New coordinated research initiative launched in Viet Nam
The Humidtropics’ Research for Development Platform for Northwest Viet Nam will help focus national and world attention on the region to address major challenges
The Humidtropics’ Research for Development (R4D) Platform in the Northwest of Viet Nam was launched in Son La City, Son La Province on 13 March 2015 at a meeting attended by more than 40 people representing a wide range of organizations: international and national research institutes, government agencies, such as the departments of Plant Protection, Crop Production, Agricultural Extension, and Health, and farmers’ associations, women’s unions, and international and local NGOs.
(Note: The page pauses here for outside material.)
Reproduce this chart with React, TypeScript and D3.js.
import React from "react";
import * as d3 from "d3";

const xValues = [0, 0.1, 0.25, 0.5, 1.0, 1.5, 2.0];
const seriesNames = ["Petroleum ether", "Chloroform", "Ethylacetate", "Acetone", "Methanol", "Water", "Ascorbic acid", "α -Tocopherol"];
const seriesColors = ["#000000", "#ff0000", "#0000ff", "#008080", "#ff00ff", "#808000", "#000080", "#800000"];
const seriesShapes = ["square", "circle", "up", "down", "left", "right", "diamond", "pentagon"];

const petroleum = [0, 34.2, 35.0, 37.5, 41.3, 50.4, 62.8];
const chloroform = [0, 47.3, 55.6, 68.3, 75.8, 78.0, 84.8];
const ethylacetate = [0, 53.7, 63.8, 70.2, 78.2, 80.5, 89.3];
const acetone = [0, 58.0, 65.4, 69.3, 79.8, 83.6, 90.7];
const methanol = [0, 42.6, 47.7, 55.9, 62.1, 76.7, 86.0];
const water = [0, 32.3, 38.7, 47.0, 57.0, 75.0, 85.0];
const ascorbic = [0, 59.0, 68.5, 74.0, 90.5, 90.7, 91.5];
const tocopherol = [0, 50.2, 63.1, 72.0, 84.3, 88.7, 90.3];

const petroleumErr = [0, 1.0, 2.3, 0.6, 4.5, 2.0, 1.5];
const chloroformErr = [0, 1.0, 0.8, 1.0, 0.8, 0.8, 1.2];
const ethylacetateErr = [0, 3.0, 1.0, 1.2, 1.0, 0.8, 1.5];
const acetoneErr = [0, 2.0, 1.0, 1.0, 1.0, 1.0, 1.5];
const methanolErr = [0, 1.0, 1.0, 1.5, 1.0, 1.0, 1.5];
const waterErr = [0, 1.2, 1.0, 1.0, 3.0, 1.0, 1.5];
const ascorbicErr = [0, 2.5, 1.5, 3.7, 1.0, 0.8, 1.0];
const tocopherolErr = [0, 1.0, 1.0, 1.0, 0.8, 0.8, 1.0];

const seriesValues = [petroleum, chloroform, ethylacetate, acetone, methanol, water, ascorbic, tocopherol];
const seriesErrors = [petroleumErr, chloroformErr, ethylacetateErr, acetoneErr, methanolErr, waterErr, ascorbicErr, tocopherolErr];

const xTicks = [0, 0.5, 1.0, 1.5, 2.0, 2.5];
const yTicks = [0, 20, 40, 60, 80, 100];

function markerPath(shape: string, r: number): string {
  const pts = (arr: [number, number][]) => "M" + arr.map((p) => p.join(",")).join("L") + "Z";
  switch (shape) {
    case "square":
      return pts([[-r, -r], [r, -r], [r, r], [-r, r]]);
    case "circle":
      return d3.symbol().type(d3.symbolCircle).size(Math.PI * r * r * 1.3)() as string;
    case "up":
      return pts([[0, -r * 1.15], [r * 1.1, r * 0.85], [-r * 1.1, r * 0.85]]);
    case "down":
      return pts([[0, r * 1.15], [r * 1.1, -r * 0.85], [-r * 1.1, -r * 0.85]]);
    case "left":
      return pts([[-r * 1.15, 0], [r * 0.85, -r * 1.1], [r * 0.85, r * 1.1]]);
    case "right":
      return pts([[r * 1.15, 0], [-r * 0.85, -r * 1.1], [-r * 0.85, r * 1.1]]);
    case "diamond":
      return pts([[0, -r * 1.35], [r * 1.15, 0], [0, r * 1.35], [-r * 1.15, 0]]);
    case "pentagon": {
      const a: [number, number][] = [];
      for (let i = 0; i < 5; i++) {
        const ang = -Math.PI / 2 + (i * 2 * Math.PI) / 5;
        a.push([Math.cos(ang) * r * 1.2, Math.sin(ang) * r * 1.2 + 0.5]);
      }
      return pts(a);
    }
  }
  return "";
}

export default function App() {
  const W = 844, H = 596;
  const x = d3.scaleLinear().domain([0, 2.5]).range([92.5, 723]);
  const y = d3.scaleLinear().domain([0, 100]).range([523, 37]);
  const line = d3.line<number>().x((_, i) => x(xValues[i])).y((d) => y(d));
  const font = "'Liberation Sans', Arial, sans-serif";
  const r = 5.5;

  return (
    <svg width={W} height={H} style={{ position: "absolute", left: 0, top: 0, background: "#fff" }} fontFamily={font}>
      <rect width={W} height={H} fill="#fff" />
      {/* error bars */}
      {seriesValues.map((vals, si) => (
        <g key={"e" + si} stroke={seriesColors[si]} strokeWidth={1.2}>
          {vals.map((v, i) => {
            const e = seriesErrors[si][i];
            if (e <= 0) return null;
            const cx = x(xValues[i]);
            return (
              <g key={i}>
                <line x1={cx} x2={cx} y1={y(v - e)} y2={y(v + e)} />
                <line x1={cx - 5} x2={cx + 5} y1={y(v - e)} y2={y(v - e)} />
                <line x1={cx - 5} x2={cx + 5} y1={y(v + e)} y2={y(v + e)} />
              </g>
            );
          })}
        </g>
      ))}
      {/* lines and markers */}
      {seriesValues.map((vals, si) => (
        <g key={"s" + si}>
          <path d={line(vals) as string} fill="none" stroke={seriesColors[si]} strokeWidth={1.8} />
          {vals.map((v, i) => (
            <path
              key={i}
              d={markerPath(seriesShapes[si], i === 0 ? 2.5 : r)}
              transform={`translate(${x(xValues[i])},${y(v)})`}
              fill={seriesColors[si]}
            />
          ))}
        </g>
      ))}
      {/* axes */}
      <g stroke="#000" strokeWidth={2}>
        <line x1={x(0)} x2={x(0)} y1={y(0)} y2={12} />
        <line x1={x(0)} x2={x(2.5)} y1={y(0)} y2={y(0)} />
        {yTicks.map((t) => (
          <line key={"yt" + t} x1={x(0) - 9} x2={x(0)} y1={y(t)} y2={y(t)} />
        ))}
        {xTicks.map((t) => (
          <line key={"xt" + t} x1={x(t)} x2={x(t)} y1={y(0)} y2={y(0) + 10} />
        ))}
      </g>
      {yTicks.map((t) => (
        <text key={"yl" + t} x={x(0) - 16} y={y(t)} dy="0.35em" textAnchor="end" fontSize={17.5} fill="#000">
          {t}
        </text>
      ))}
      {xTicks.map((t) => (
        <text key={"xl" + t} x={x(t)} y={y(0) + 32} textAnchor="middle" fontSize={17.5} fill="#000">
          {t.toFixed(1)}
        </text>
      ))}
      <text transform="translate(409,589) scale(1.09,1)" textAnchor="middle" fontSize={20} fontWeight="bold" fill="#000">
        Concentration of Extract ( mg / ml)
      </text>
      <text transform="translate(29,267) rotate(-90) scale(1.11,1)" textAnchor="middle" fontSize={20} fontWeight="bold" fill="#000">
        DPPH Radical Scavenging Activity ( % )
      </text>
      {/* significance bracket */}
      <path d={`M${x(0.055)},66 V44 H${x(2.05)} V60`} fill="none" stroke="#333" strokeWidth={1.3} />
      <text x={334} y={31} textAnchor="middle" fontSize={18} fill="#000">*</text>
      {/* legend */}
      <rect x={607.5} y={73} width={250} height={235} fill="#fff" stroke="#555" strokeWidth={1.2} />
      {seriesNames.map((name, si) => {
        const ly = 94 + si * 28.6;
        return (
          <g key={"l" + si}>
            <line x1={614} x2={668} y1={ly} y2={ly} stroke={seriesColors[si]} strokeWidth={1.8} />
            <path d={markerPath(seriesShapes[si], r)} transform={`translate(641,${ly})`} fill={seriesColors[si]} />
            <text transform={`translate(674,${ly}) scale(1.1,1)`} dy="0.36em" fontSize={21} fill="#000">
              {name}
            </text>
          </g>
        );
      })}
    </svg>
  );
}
The World Agroforestry Centre Viet Nam program officially launched the Research for Development (R4D) Platform to consolidate the different research activities in the region so as to drive a joint effort to transform the lives of the rural poor. The R4D Platform will serve as a space where researchers and others can prioritize research topics and share and validate results. Farmers are engaged with the Platform to ensure that research is demand-oriented and local people feel ownership. This is particularly important to promote expansion of the research results.
The results of a situational analysis for Northwest Viet Nam conducted under Humidtropics showed that shifting cultivation and monocropping of annuals, such as maize, rice and cassava, are the main reasons for high levels of soil erosion and degradation that have resulted in low yields. Other issues that emerged from the study were productivity and soil degradation; special indigenous and high-value products; needs and opportunities for ethnic minorities; value-chain development and improving dietary diversity. The Humidtropics through the R4D Platform plans to demonstrate integrated solutions based on the results of the analysis.
On the first day of the meeting, the participants were taken on a field trip and introduced to four demonstration sites by Humidtropics partners. The sites showcased a coffee, fruit and grass system managed by the Soils and Fertilizers Research Institute in partnership with the Centre for Agrarian Systems Research and Development, Fruit and Vegetable Research Institute and Northern Mountainous Agriculture and Forestry Science Institute; home-based, off-season vegetable gardens and home-based production systems managed by the World Vegetable Centre; and teak, plum, coffee, maize and fodder grass and macadamia, coffee and short-term crops managed by the World Agroforestry Centre.
During the field trip, the participants witnessed steep, bare hills where farmers cultivated annual crops, such as cassava and maize, even up to the summits, where soil fertility was very low. The researchers expect that integrated systems will increase farmers’ incomes through improving yields while protecting the soil, overcoming a major challenge facing farmers in the region: gaining access to larger markets because most of current production is consumed by local households and markets. Accordingly, together with the lessons learned at the demonstration sites, various training sessions on cultivation and marketing techniques will be provided to both farmers and agricultural extension workers.
On the second day, the participants were introduced to Humidtropics’ system approach and the basics of the R4D Platform. They identified several topics that Humidtropics could focus on, such as customer and market surveys for the Northwest’s agricultural products, development of indigenous products—such as native black chickens, pigs, vegetables and fruit—and indigenous nutritional knowledge. Administrative matters were also discussed.
Most of the activities of the Northwest Viet Nam Action Site in the Humidtropics’ Central Mekong Action Area will be conducted in Son La Province and to a lesser extent, Dien Bien. The mountainous Northwest borders China to the north and Lao PDR to the south and is home to about 30 ethnic minorities with distinct languages and traditions, including different cultivation practices, such as the Thai, H’mong and Nung peoples.
Roughly 80% of livelihoods are based on agriculture, with poverty rates in Son La and Dien Bien at 29.4% and 38.6%, respectively; the national average is 9.8%, according to the General Statistics Office. In the four Northwestern provinces of Son La, Dien Bien, Lai Chau and Lao Cai, 17 districts are included in the list of 61 extremely poor districts under the Government’s program for poverty reduction.
To address these issues, in the next six months, research activities on a wide range of topics will be carried out: integrated farm trials, off-season vegetable testing, home gardens and home-based production systems, water management, and nutrition. At the next R4D meeting in September/October 2015, researchers will present their initial results to farmers, agricultural extension workers, agricultural production officers, policy makers and NGO staff who share the same interest in comprehensive and sustainable development for the Northwest of Viet Nam.
This is the fourth R4D Platform launched in the Humidtropics Central Mekong Action Area and the second in Viet Nam after the Central Highlands. The other two Platforms are, Together Making Nan Better, in Northwest Thailand, and Xishuangbanna Alliance for Rural Sustainability, in Yunnan, China. The R4D Platforms show CGIAR centres’ commitment toward more needs-driven research, which will lead to greater expansion and impact.